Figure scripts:
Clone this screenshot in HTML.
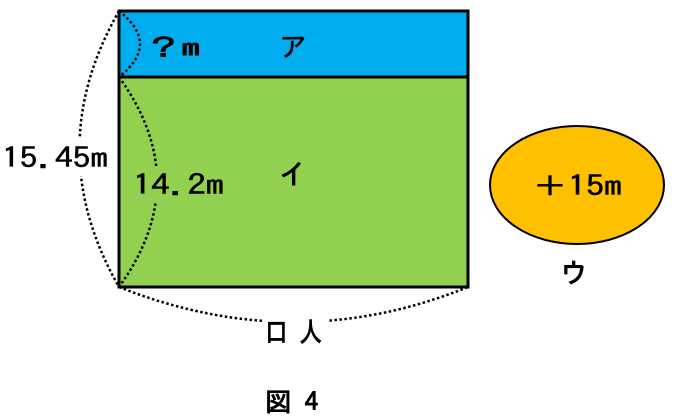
<!DOCTYPE html>
<html><head><meta charset="utf-8"><style>
html,body{margin:0;padding:0;background:#fff;}
svg{display:block;}
text{font-family:"IPAGothic","Noto Sans CJK JP",sans-serif;fill:#000;stroke:#000;stroke-width:0.5;}
.b{stroke-width:1;}
</style></head><body>
<svg width="674" height="417" viewBox="0 0 674 417" xmlns="http://www.w3.org/2000/svg">
<rect x="119" y="11" width="349" height="66" fill="#00AEEF" stroke="#000" stroke-width="3"/>
<rect x="119" y="77" width="349" height="210" fill="#92D050" stroke="#000" stroke-width="3"/>
<ellipse cx="577" cy="185" rx="87" ry="59" fill="#FFC000" stroke="#000" stroke-width="2"/>
<g fill="none" stroke="#000" stroke-width="2.5" stroke-dasharray="2.5 2.5">
<path d="M119 11 Q40 149 119 287"/>
<path d="M119 11 Q161 44 119 77"/>
<path d="M119 77 Q195 182 119 287"/>
<path d="M119 287 Q295 357 468 287"/>
</g>
<rect x="0" y="138" width="110" height="38" fill="#fff" stroke="none"/>
<rect x="132" y="166" width="96" height="36" fill="#92D050" stroke="none"/>
<rect x="262" y="312" width="66" height="40" fill="#fff" stroke="none"/>
<text x="2" y="168" font-size="28" textLength="106" lengthAdjust="spacingAndGlyphs">15.45m</text>
<text x="133" y="195" font-size="28" textLength="91" lengthAdjust="spacingAndGlyphs">14.2m</text>
<text class="b" x="145" y="56" font-size="24" textLength="55" lengthAdjust="spacingAndGlyphs">？m</text>
<text x="279" y="57" font-size="28">ア</text>
<text class="b" x="279" y="184" font-size="28">イ</text>
<text class="b" x="265" y="342" font-size="28" textLength="57" lengthAdjust="spacingAndGlyphs">口 人</text>
<text class="b" x="265" y="411" font-size="26" textLength="53" lengthAdjust="spacingAndGlyphs">図 4</text>
<text x="532" y="196" font-size="28" textLength="90" lengthAdjust="spacingAndGlyphs">＋15m</text>
<text class="b" x="560" y="283" font-size="28">ウ</text>
</svg>
</body></html>
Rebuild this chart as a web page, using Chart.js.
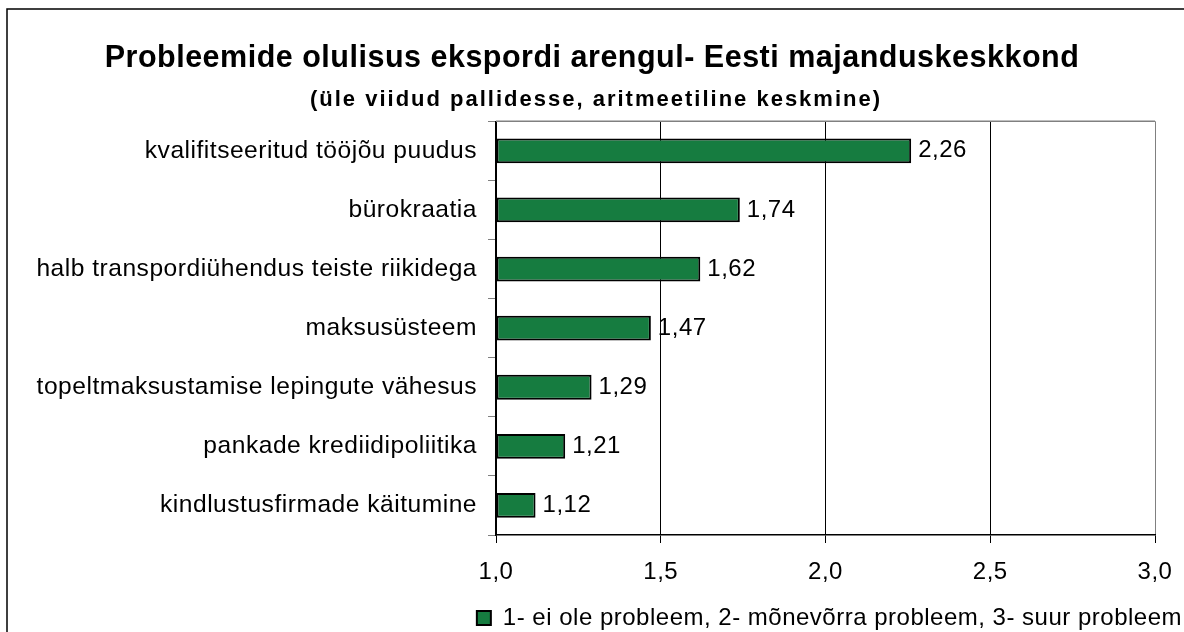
<!DOCTYPE html>
<html>
<head>
<meta charset="utf-8">
<script src="https://cdn.jsdelivr.net/npm/chart.js@4/dist/chart.umd.min.js"></script>
<style>
  html, body { margin: 0; padding: 0; background: #fff; overflow: hidden; }
  #wrap { width: 1184px; height: 640px; position: relative; }
</style>
</head>
<body>
<div id="wrap"><canvas id="chart"></canvas></div>
<script>
var categories = [
    "kvalifitseeritud tööjõu puudus",
    "bürokraatia",
    "halb transpordiühendus teiste riikidega",
    "maksusüsteem",
    "topeltmaksustamise lepingute vähesus",
    "pankade krediidipoliitika",
    "kindlustusfirmade käitumine"
];
var values = [2.26, 1.74, 1.62, 1.47, 1.29, 1.21, 1.12];
var seriesLabel = "1- ei ole probleem, 2- mõnevõrra probleem, 3- suur probleem";
var titleText = "Probleemide olulisus ekspordi arengul- Eesti majanduskeskkond";
var subtitleText = "(üle viidud pallidesse, aritmeetiline keskmine)";
var xMin = 1, xMax = 3, xStep = 0.5;

var fontFam = "'Liberation Sans', Arial, sans-serif";

function comma(v, d){
    return Number(v).toFixed(d).replace('.', ',');
}

// canvas resets its state on resize, so put the spacing back each time
function spacing(chart){
    chart.ctx.letterSpacing = '0.5px';
}

var framePlugin = {
    id: 'frame',
    beforeLayout: spacing,
    beforeDraw: function(chart){
        spacing(chart);
        var c = chart.ctx;
        c.save();
        c.fillStyle = '#fff';
        c.fillRect(0, 0, chart.width, chart.height);
        c.strokeStyle = '#000';
        c.lineWidth = 1.5;
        c.strokeRect(7, 9, chart.width + 20, chart.height + 20);
        c.restore();
    },
    beforeDatasetsDraw: function(chart){
        var a = chart.chartArea, c = chart.ctx;
        c.save();
        c.strokeStyle = '#808080';
        c.lineWidth = 1.5;
        c.beginPath();
        c.moveTo(a.left, a.top);
        c.lineTo(a.right, a.top);
        c.stroke();
        c.restore();
    },
    afterDraw: function(chart){
        // second title line, wider spaced than the rest
        var c = chart.ctx;
        c.save();
        c.letterSpacing = '2px';
        c.font = "bold 22px " + fontFam;
        c.fillStyle = '#000';
        c.textAlign = 'center';
        c.textBaseline = 'middle';
        c.fillText(subtitleText, 596, 100);
        c.restore();
    }
};

// value labels at the end of each bar
var valueLabels = {
    id: 'valueLabels',
    afterDatasetsDraw: function(chart){
        var c = chart.ctx;
        var meta = chart.getDatasetMeta(0);
        c.save();
        c.font = "24px " + fontFam;
        c.fillStyle = '#000';
        c.textBaseline = 'middle';
        c.textAlign = 'left';
        meta.data.forEach(function(bar, i){
            c.fillText(comma(values[i], 2), bar.x + 7, bar.y);
        });
        c.restore();
    }
};

var ctx = document.getElementById('chart').getContext('2d');
window.myBar = new Chart(ctx, {
    type: 'bar',
    data: {
        labels: categories,
        datasets: [{
            label: seriesLabel,
            data: values,
            base: xMin,
            backgroundColor: '#167c40',
            borderColor: '#000',
            borderWidth: 2,
            borderSkipped: false,
            barPercentage: 0.42,
            categoryPercentage: 1
        }]
    },
    options: {
        indexAxis: 'y',
        responsive: true,
        maintainAspectRatio: false,
        animation: false,
        layout: { padding: 0 },
        scales: {
            x: {
                min: xMin,
                max: xMax,
                afterFit: function(scale){
                    scale.height = 69;
                    scale.paddingRight = 29;
                },
                ticks: {
                    stepSize: xStep,
                    padding: 15,
                    color: '#000',
                    font: { family: fontFam, size: 24 },
                    callback: function(v){ return comma(v, 1); }
                },
                grid: {
                    color: function(c){ return c.tick && c.tick.value === xMax ? '#808080' : '#000'; },
                    lineWidth: 1,
                    tickLength: 8,
                    tickColor: '#000'
                },
                border: { color: '#000', width: 1.5 }
            },
            y: {
                afterFit: function(scale){ scale.width = 496; },
                ticks: {
                    padding: 11,
                    color: '#000',
                    font: { family: fontFam, size: 24.6 }
                },
                grid: {
                    offset: true,
                    drawOnChartArea: false,
                    tickLength: 8,
                    tickColor: '#808080'
                },
                border: { color: '#000', width: 1.5 }
            }
        },
        plugins: {
            title: {
                display: true,
                text: titleText,
                color: '#000',
                font: { family: fontFam, size: 30.5, weight: 'bold' },
                padding: { top: 40, bottom: 44.7 }
            },
            legend: {
                position: 'bottom',
                align: 'end',
                labels: {
                    color: '#000',
                    boxWidth: 14,
                    boxHeight: 14,
                    padding: 2,
                    font: { family: fontFam, size: 24 }
                }
            },
            tooltip: { enabled: false }
        }
    },
    plugins: [framePlugin, valueLabels]
});
</script>
</body>
</html>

(Exercise instructions):
Make an exact copy of all entries above, dropping the images.

(Solution to the problem):
Clone this screenshot in HTML.
<!DOCTYPE html>
<html><head><meta charset="utf-8"><style>
html,body{margin:0;padding:0;background:#fff;}
svg{display:block;}
text{font-family:"IPAGothic","Noto Sans CJK JP",sans-serif;fill:#000;stroke:#000;stroke-width:0.5;}
.b{stroke-width:1;}
</style></head><body>
<svg width="674" height="417" viewBox="0 0 674 417" xmlns="http://www.w3.org/2000/svg">
<rect x="119" y="11" width="349" height="66" fill="#00AEEF" stroke="#000" stroke-width="3"/>
<rect x="119" y="77" width="349" height="210" fill="#92D050" stroke="#000" stroke-width="3"/>
<ellipse cx="577" cy="185" rx="87" ry="59" fill="#FFC000" stroke="#000" stroke-width="2"/>
<g fill="none" stroke="#000" stroke-width="2.5" stroke-dasharray="2.5 2.5">
<path d="M119 11 Q40 149 119 287"/>
<path d="M119 11 Q161 44 119 77"/>
<path d="M119 77 Q195 182 119 287"/>
<path d="M119 287 Q295 357 468 287"/>
</g>
<rect x="0" y="138" width="110" height="38" fill="#fff" stroke="none"/>
<rect x="132" y="166" width="96" height="36" fill="#92D050" stroke="none"/>
<rect x="262" y="312" width="66" height="40" fill="#fff" stroke="none"/>
<text x="2" y="168" font-size="28" textLength="106" lengthAdjust="spacingAndGlyphs">15.45m</text>
<text x="133" y="195" font-size="28" textLength="91" lengthAdjust="spacingAndGlyphs">14.2m</text>
<text class="b" x="145" y="56" font-size="24" textLength="55" lengthAdjust="spacingAndGlyphs">？m</text>
<text x="279" y="57" font-size="28">ア</text>
<text class="b" x="279" y="184" font-size="28">イ</text>
<text class="b" x="265" y="342" font-size="28" textLength="57" lengthAdjust="spacingAndGlyphs">口 人</text>
<text class="b" x="265" y="411" font-size="26" textLength="53" lengthAdjust="spacingAndGlyphs">図 4</text>
<text x="532" y="196" font-size="28" textLength="90" lengthAdjust="spacingAndGlyphs">＋15m</text>
<text class="b" x="560" y="283" font-size="28">ウ</text>
</svg>
</body></html>
Rebuild this chart as a web page, using Chart.js.
<!DOCTYPE html>
<html>
<head>
<meta charset="utf-8">
<script src="https://cdn.jsdelivr.net/npm/chart.js@4/dist/chart.umd.min.js"></script>
<style>
  html, body { margin: 0; padding: 0; background: #fff; overflow: hidden; }
  #wrap { width: 1184px; height: 640px; position: relative; }
</style>
</head>
<body>
<div id="wrap"><canvas id="chart"></canvas></div>
<script>
var categories = [
    "kvalifitseeritud tööjõu puudus",
    "bürokraatia",
    "halb transpordiühendus teiste riikidega",
    "maksusüsteem",
    "topeltmaksustamise lepingute vähesus",
    "pankade krediidipoliitika",
    "kindlustusfirmade käitumine"
];
var values = [2.26, 1.74, 1.62, 1.47, 1.29, 1.21, 1.12];
var seriesLabel = "1- ei ole probleem, 2- mõnevõrra probleem, 3- suur probleem";
var titleText = "Probleemide olulisus ekspordi arengul- Eesti majanduskeskkond";
var subtitleText = "(üle viidud pallidesse, aritmeetiline keskmine)";
var xMin = 1, xMax = 3, xStep = 0.5;

var fontFam = "'Liberation Sans', Arial, sans-serif";

function comma(v, d){
    return Number(v).toFixed(d).replace('.', ',');
}

// canvas resets its state on resize, so put the spacing back each time
function spacing(chart){
    chart.ctx.letterSpacing = '0.5px';
}

var framePlugin = {
    id: 'frame',
    beforeLayout: spacing,
    beforeDraw: function(chart){
        spacing(chart);
        var c = chart.ctx;
        c.save();
        c.fillStyle = '#fff';
        c.fillRect(0, 0, chart.width, chart.height);
        c.strokeStyle = '#000';
        c.lineWidth = 1.5;
        c.strokeRect(7, 9, chart.width + 20, chart.height + 20);
        c.restore();
    },
    beforeDatasetsDraw: function(chart){
        var a = chart.chartArea, c = chart.ctx;
        c.save();
        c.strokeStyle = '#808080';
        c.lineWidth = 1.5;
        c.beginPath();
        c.moveTo(a.left, a.top);
        c.lineTo(a.right, a.top);
        c.stroke();
        c.restore();
    },
    afterDraw: function(chart){
        // second title line, wider spaced than the rest
        var c = chart.ctx;
        c.save();
        c.letterSpacing = '2px';
        c.font = "bold 22px " + fontFam;
        c.fillStyle = '#000';
        c.textAlign = 'center';
        c.textBaseline = 'middle';
        c.fillText(subtitleText, 596, 100);
        c.restore();
    }
};

// value labels at the end of each bar
var valueLabels = {
    id: 'valueLabels',
    afterDatasetsDraw: function(chart){
        var c = chart.ctx;
        var meta = chart.getDatasetMeta(0);
        c.save();
        c.font = "24px " + fontFam;
        c.fillStyle = '#000';
        c.textBaseline = 'middle';
        c.textAlign = 'left';
        meta.data.forEach(function(bar, i){
            c.fillText(comma(values[i], 2), bar.x + 7, bar.y);
        });
        c.restore();
    }
};

var ctx = document.getElementById('chart').getContext('2d');
window.myBar = new Chart(ctx, {
    type: 'bar',
    data: {
        labels: categories,
        datasets: [{
            label: seriesLabel,
            data: values,
            base: xMin,
            backgroundColor: '#167c40',
            borderColor: '#000',
            borderWidth: 2,
            borderSkipped: false,
            barPercentage: 0.42,
            categoryPercentage: 1
        }]
    },
    options: {
        indexAxis: 'y',
        responsive: true,
        maintainAspectRatio: false,
        animation: false,
        layout: { padding: 0 },
        scales: {
            x: {
                min: xMin,
                max: xMax,
                afterFit: function(scale){
                    scale.height = 69;
                    scale.paddingRight = 29;
                },
                ticks: {
                    stepSize: xStep,
                    padding: 15,
                    color: '#000',
                    font: { family: fontFam, size: 24 },
                    callback: function(v){ return comma(v, 1); }
                },
                grid: {
                    color: function(c){ return c.tick && c.tick.value === xMax ? '#808080' : '#000'; },
                    lineWidth: 1,
                    tickLength: 8,
                    tickColor: '#000'
                },
                border: { color: '#000', width: 1.5 }
            },
            y: {
                afterFit: function(scale){ scale.width = 496; },
                ticks: {
                    padding: 11,
                    color: '#000',
                    font: { family: fontFam, size: 24.6 }
                },
                grid: {
                    offset: true,
                    drawOnChartArea: false,
                    tickLength: 8,
                    tickColor: '#808080'
                },
                border: { color: '#000', width: 1.5 }
            }
        },
        plugins: {
            title: {
                display: true,
                text: titleText,
                color: '#000',
                font: { family: fontFam, size: 30.5, weight: 'bold' },
                padding: { top: 40, bottom: 44.7 }
            },
            legend: {
                position: 'bottom',
                align: 'end',
                labels: {
                    color: '#000',
                    boxWidth: 14,
                    boxHeight: 14,
                    padding: 2,
                    font: { family: fontFam, size: 24 }
                }
            },
            tooltip: { enabled: false }
        }
    },
    plugins: [framePlugin, valueLabels]
});
</script>
</body>
</html>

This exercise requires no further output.